Have difficult conversations

Photo/Dennis Sparks

Leaders seldom look forward to difficult conversations. But few leadership acts are more important than having what some call “crucial conversations.” Such conversations can be the first step in solving long-standing problems that diminish performance and drain energy. These conversations can also signal to the school community a leaders’ integrity in forthrightly addressing significant issues. Here are a number of suggestions related to this important skill.

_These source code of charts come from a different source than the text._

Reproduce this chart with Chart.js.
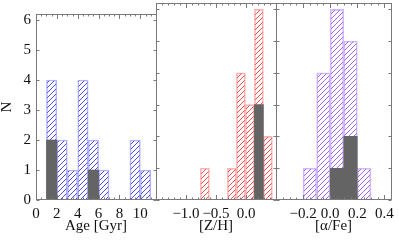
<!DOCTYPE html>
<html><head><meta charset="utf-8">
<script src="https://cdn.jsdelivr.net/npm/chart.js@4/dist/chart.umd.min.js"></script>
<style>
html,body{margin:0;padding:0;background:#fff;}
#wrap{position:relative;width:399px;height:243px;overflow:hidden;}
canvas{position:absolute;left:0;top:0;}
</style></head><body>
<div id="wrap">
<canvas id="c1" width="399" height="243"></canvas>
<canvas id="c2" width="399" height="243"></canvas>
<canvas id="c3" width="399" height="243"></canvas>
</div>
<script>
// ---- data ----
const yTicks = [0, 1, 2, 3, 4, 5, 6];

const ageBins    = [1.5, 2.5, 3.5, 4.5, 5.5, 6.5, 9.5, 10.5];
const ageAll     = [4, 2, 1, 4, 2, 1, 2, 1];
const ageSubBins = [1.5, 5.5];
const ageSub     = [2, 1];
const ageTicks   = [0, 2, 4, 6, 8, 10];

const zhBins    = [-0.685, -0.235, -0.085, 0.065, 0.215, 0.365];
const zhAll     = [1, 1, 4, 3, 6, 2];
const zhSubBins = [0.215];
const zhSub     = [3];
const zhTicks   = [-1.0, -0.5, 0.0];

const afeBins    = [-0.15, -0.05, 0.05, 0.15, 0.25];
const afeAll     = [1, 4, 6, 5, 1];
const afeSubBins = [0.05, 0.15];
const afeSub     = [1, 2];
const afeTicks   = [-0.2, 0.0, 0.2, 0.4];

// ---- helpers ----
const FONT = 'Liberation Serif';
function hatch(ctx, color) {
  const s = 5;
  const c = document.createElement('canvas');
  c.width = s; c.height = s;
  const g = c.getContext('2d');
  g.strokeStyle = color; g.lineWidth = 1;
  g.beginPath();
  g.moveTo(-1, s + 1); g.lineTo(s + 1, -1);
  g.moveTo(-1, 1); g.lineTo(1, -1);
  g.moveTo(s - 1, s + 1); g.lineTo(s + 1, s - 1);
  g.stroke();
  return ctx.createPattern(c, 'repeat');
}
function fmt(v, dec) {
  let s = Number(v).toFixed(dec);
  if (Number(s) === 0) s = (0).toFixed(dec);
  return s.replace('-', '\u2212');
}

const framePlugin = {
  id: 'frame',
  afterDraw(chart, args, o) {
    const {ctx, chartArea: a, scales: {x, y}} = chart;
    ctx.save();
    ctx.strokeStyle = '#7a7a7a';
    ctx.lineWidth = 1;
    const L = Math.round(a.left) + 0.5, R = Math.round(a.right) + 0.5;
    const T = Math.round(a.top) + 0.5, B = Math.round(a.bottom) - 0.5;
    ctx.strokeRect(L, T, R - L, B - T);
    ctx.beginPath();
    o.major.forEach(v => {
      const px = Math.round(x.getPixelForValue(v)) + 0.5;
      ctx.moveTo(px, B); ctx.lineTo(px, B - 4.5);
      ctx.moveTo(px, T); ctx.lineTo(px, T + 4.5);
    });
    const n = Math.round((o.max - o.min) / o.minor);
    for (let i = 0; i <= n; i++) {
      const v = o.min + i * o.minor;
      const px = Math.round(x.getPixelForValue(v)) + 0.5;
      ctx.moveTo(px, B); ctx.lineTo(px, B - 2);
      ctx.moveTo(px, T); ctx.lineTo(px, T + 2);
    }
    yTicks.forEach(v => {
      const py = Math.round(y.getPixelForValue(v)) + 0.5;
      ctx.moveTo(L, py); ctx.lineTo(L + 3, py);
      ctx.moveTo(R, py); ctx.lineTo(R - 3, py);
    });
    ctx.stroke();
    ctx.restore();
  }
};

function makeChart(id, cfg) {
  const cv = document.getElementById(id);
  const ctx = cv.getContext('2d');
  const yScale = {
    min: 0, max: 6.2, display: cfg.showY,
    grid: {display: false, drawTicks: false}, border: {display: false},
    afterBuildTicks: s => { s.ticks = yTicks.map(v => ({value: v})); },
    ticks: {
      autoSkip: false, padding: 5, color: '#111',
      font: {family: FONT, size: 15}
    },
    title: {
      display: true, text: 'N', color: '#111',
      font: {family: FONT, size: 15, lineHeight: 1},
      padding: {top: 0, bottom: 0}
    }
  };
  if (cfg.showY) yScale.afterFit = s => { s.width = 36; };
  return new Chart(ctx, {
    type: 'bar',
    plugins: [framePlugin],
    data: {
      datasets: [
        {
          data: cfg.subBins.map((b, i) => ({x: b, y: cfg.sub[i]})),
          backgroundColor: '#646464', borderWidth: 0, grouped: false,
          barPercentage: 1, categoryPercentage: 1
        },
        {
          data: cfg.bins.map((b, i) => ({x: b, y: cfg.all[i]})),
          backgroundColor: hatch(ctx, cfg.line), borderColor: cfg.border,
          borderWidth: 1, grouped: false,
          barPercentage: 1, categoryPercentage: 1
        }
      ]
    },
    options: {
      responsive: false, animation: false, events: [],
      layout: {padding: {left: cfg.pl, right: cfg.pr, top: 3, bottom: 0}},
      plugins: {
        legend: {display: false}, tooltip: {enabled: false},
        frame: {major: cfg.ticks, minor: cfg.minor, min: cfg.min, max: cfg.max}
      },
      scales: {
        x: {
          type: 'linear', min: cfg.min, max: cfg.max, offset: false,
          grid: {display: false, drawTicks: false}, border: {display: false},
          afterBuildTicks: s => { s.ticks = cfg.ticks.map(v => ({value: v})); },
          afterFit: s => { s.height = 43; },
          ticks: {
            autoSkip: false, minRotation: 0, maxRotation: 0, padding: 5,
            color: '#111', font: {family: FONT, size: 15},
            callback: v => fmt(v, cfg.dec)
          },
          title: {
            display: true, text: cfg.title, color: '#111',
            font: {family: FONT, size: 15, lineHeight: 1},
            padding: {top: 0, bottom: 9}
          }
        },
        y: yScale
      }
    }
  });
}

makeChart('c1', {
  bins: ageBins, all: ageAll, subBins: ageSubBins, sub: ageSub, ticks: ageTicks,
  min: 0, max: 11.5, minor: 0.5, dec: 0, title: 'Age [Gyr]',
  line: '#4a4aff', border: '#b4b4ff', pl: 0, pr: 243, showY: true
});
makeChart('c2', {
  bins: zhBins, all: zhAll, subBins: zhSubBins, sub: zhSub, ticks: zhTicks,
  min: -1.5, max: 0.5, minor: 0.1, dec: 1, title: '[Z/H]',
  line: '#ff4a4a', border: '#ffb4b4', pl: 156, pr: 123, showY: false
});
makeChart('c3', {
  bins: afeBins, all: afeAll, subBins: afeSubBins, sub: afeSub, ticks: afeTicks,
  min: -0.4, max: 0.45, minor: 0.05, dec: 1, title: '[\u03b1/Fe]',
  line: '#a064ff', border: '#d4b8ff', pl: 276, pr: 4, showY: false
});
</script>
</body></html>
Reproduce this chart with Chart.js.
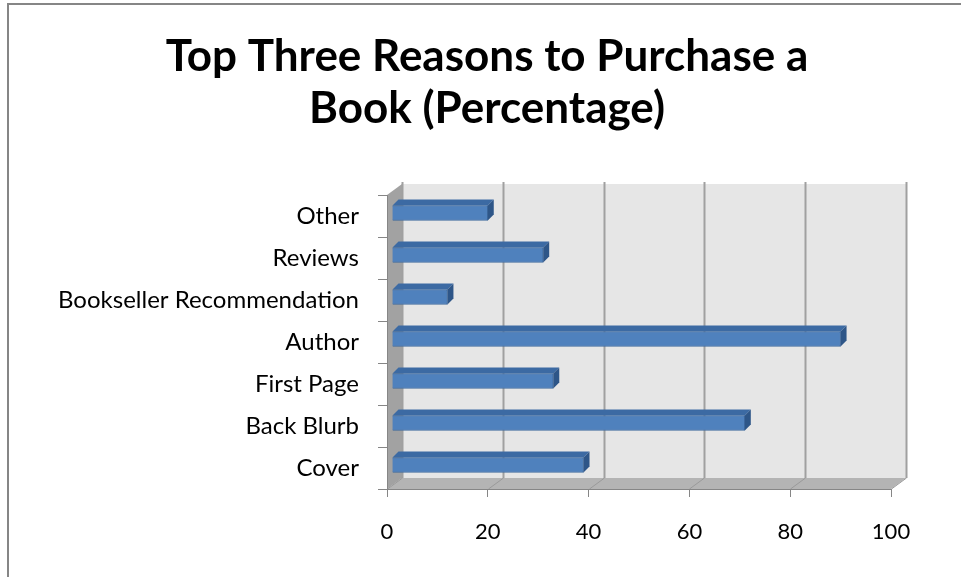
<!doctype html>
<html lang="en">
<head>
    <meta charset="utf-8">
    <style>
        html,
        body {
            margin: 0;
            padding: 0;
            background: #fff;
        }
    </style>
    <script src="https://cdn.jsdelivr.net/npm/chart.js@4/dist/chart.umd.min.js"></script>
</head>
<body>
    <canvas id="myChart" width="961" height="577"></canvas>

    <script>
        // data, top to bottom
        const titleLines = ['Top Three Reasons to Purchase a', 'Book (Percentage)'];
        const reasons = ['Other', 'Reviews', 'Bookseller Recommendation', 'Author', 'First Page', 'Back Blurb', 'Cover'];
        const percentages = [19, 30, 11, 89, 32, 70, 38];
        const xTicks = [0, 20, 40, 60, 80, 100];

        // 3d depth of the plot box and of the bars
        const DX = 15, DY = 11;
        const BX = 6, BY = 6;

        const fontFamily = 'Lato, "Liberation Sans", sans-serif';

        // walls, floor, gridlines and the title
        const box3d = {
            id: 'box3d',
            beforeDraw(chart) {
                const ctx = chart.ctx;
                const a = chart.chartArea;
                const xs = chart.scales.x;
                ctx.save();

                // frame of the chart object (only left and top show)
                ctx.strokeStyle = '#868686';
                ctx.lineWidth = 2;
                ctx.beginPath();
                ctx.moveTo(8, 600);
                ctx.lineTo(8, 4);
                ctx.lineTo(990, 4);
                ctx.stroke();

                // back wall
                ctx.fillStyle = '#e6e6e6';
                ctx.fillRect(a.left + DX, a.top - DY, a.right - a.left, a.bottom - a.top);

                // floor
                ctx.fillStyle = '#b4b4b4';
                ctx.beginPath();
                ctx.moveTo(a.left, a.bottom);
                ctx.lineTo(a.right, a.bottom);
                ctx.lineTo(a.right + DX, a.bottom - DY);
                ctx.lineTo(a.left + DX, a.bottom - DY);
                ctx.closePath();
                ctx.fill();

                // left wall
                ctx.fillStyle = '#a2a2a2';
                ctx.beginPath();
                ctx.moveTo(a.left, a.top);
                ctx.lineTo(a.left + DX, a.top - DY);
                ctx.lineTo(a.left + DX, a.bottom - DY);
                ctx.lineTo(a.left, a.bottom);
                ctx.closePath();
                ctx.fill();

                // gridlines on the back wall and the floor
                xTicks.forEach(v => {
                    const x = Math.round(xs.getPixelForValue(v)) + 0.5;
                    ctx.strokeStyle = '#a0a0a0';
                    ctx.lineWidth = 2;
                    ctx.beginPath();
                    ctx.moveTo(x + DX, a.top - DY - 2);
                    ctx.lineTo(x + DX, a.bottom - DY);
                    ctx.stroke();
                    ctx.strokeStyle = '#9a9a9a';
                    ctx.lineWidth = 1;
                    ctx.beginPath();
                    ctx.moveTo(x, a.bottom);
                    ctx.lineTo(x + DX, a.bottom - DY);
                    ctx.stroke();
                });

                // title
                ctx.fillStyle = '#000';
                ctx.font = 'bold 44px ' + fontFamily;
                ctx.textAlign = 'center';
                ctx.textBaseline = 'alphabetic';
                titleLines.forEach((t, i) => ctx.fillText(t, 487, 71 + i * 52));
                ctx.restore();
            }
        };

        // bars sit in the middle of the depth, with a top and an end face
        const bars3d = {
            id: 'bars3d',
            beforeDatasetsDraw(chart) {
                chart.ctx.save();
                chart.ctx.translate(5, -3);
            },
            afterDatasetsDraw(chart) {
                const ctx = chart.ctx;
                const meta = chart.getDatasetMeta(0);
                meta.data.forEach(bar => {
                    const p = bar.getProps(['x', 'y', 'base', 'height'], true);
                    const top = p.y - p.height / 2;
                    const bottom = p.y + p.height / 2;
                    ctx.fillStyle = '#3c6aa3';
                    ctx.beginPath();
                    ctx.moveTo(p.base, top);
                    ctx.lineTo(p.x, top);
                    ctx.lineTo(p.x + BX, top - BY);
                    ctx.lineTo(p.base + BX, top - BY);
                    ctx.closePath();
                    ctx.fill();
                    ctx.fillStyle = '#2e5688';
                    ctx.beginPath();
                    ctx.moveTo(p.x, top);
                    ctx.lineTo(p.x + BX, top - BY);
                    ctx.lineTo(p.x + BX, bottom - BY);
                    ctx.lineTo(p.x, bottom);
                    ctx.closePath();
                    ctx.fill();
                });
                ctx.restore();
            }
        };

        const ctx = document.getElementById('myChart');
        const myChart = new Chart(ctx, {
            type: 'bar',
            data: {
                labels: reasons,
                datasets: [{
                    data: percentages,
                    backgroundColor: '#4f81bd',
                    borderColor: '#3f6a9e',
                    borderWidth: 1,
                    barThickness: 15
                }]
            },
            plugins: [box3d, bars3d],
            options: {
                indexAxis: 'y',
                responsive: false,
                animation: false,
                layout: {
                    padding: { left: 0, right: 70, top: 195, bottom: 0 }
                },
                plugins: {
                    legend: { display: false },
                    title: { display: false },
                    tooltip: { enabled: false }
                },
                scales: {
                    x: {
                        min: 0,
                        max: 100,
                        ticks: {
                            stepSize: 20,
                            color: '#000',
                            padding: 22,
                            font: { family: fontFamily, size: 22 }
                        },
                        grid: {
                            drawOnChartArea: false,
                            tickLength: 8,
                            color: '#868686'
                        },
                        border: { color: '#868686' },
                        afterFit(scale) { scale.height = 88; }
                    },
                    y: {
                        ticks: {
                            color: '#000',
                            padding: 19,
                            font: { family: fontFamily, size: 24 }
                        },
                        grid: {
                            drawOnChartArea: false,
                            tickLength: 9,
                            color: '#868686'
                        },
                        border: { color: '#868686' },
                        afterFit(scale) { scale.width = 387; }
                    }
                }
            }
        });
    </script>
</body>
</html>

“Whether you are a senior staff member or brand new to a job, it can be difficult to speak up when you see something wrong. However, not doing so can have deleterious consequences for your company, and your career. Here are the top three rationalizations for keeping silent and how to confront them.” —Management Tip of the Day

“When someone shows up late to a meeting or makes a comment that makes you uncomfortable, it can be difficult to decide if it’s a big enough deal to address or if you should let it go. In situations like these, try using the “rule of three.” —Management Tip of the Day

“Disagreeing with a colleague about whether to raise prices or when to launch a new product is often easier than confronting a colleague about an ethical issue. Here are three tips for raising the issue in a non-combative and productive way.” —Management Tip of the Day

“There’s one in nearly every work group – that certain someone whose words and/or demeanor gets you all fired up. It may be that their opinions and values are worlds apart from yours. Perhaps they are openly hostile to you or your personalities clash. But whatever the reason for the conflict, you can’t avoid or ignore that annoying work colleague because your job requires you to interact with them.

“So what’s a leader to do? What all savvy character-based business people do—take the personal high road of managing yourself to success.” —Jane Perdue

“One of the hallmarks of a great leader is their ability to truly ‘see’ viewpoints other than their own. They may not agree with these viewpoints, but they can learn to understand them. Learning to understand is the first step toward resolution and reconciliation.” —Mary Jo Asmus

Take a moment now to . . .

• identify a “crucial conversation” that is important to the achievement of an important school goal and plan how you will address the issue, including the key points you will express and the requests you will make. Rehearse the conversations with a respected colleague, if appropriate.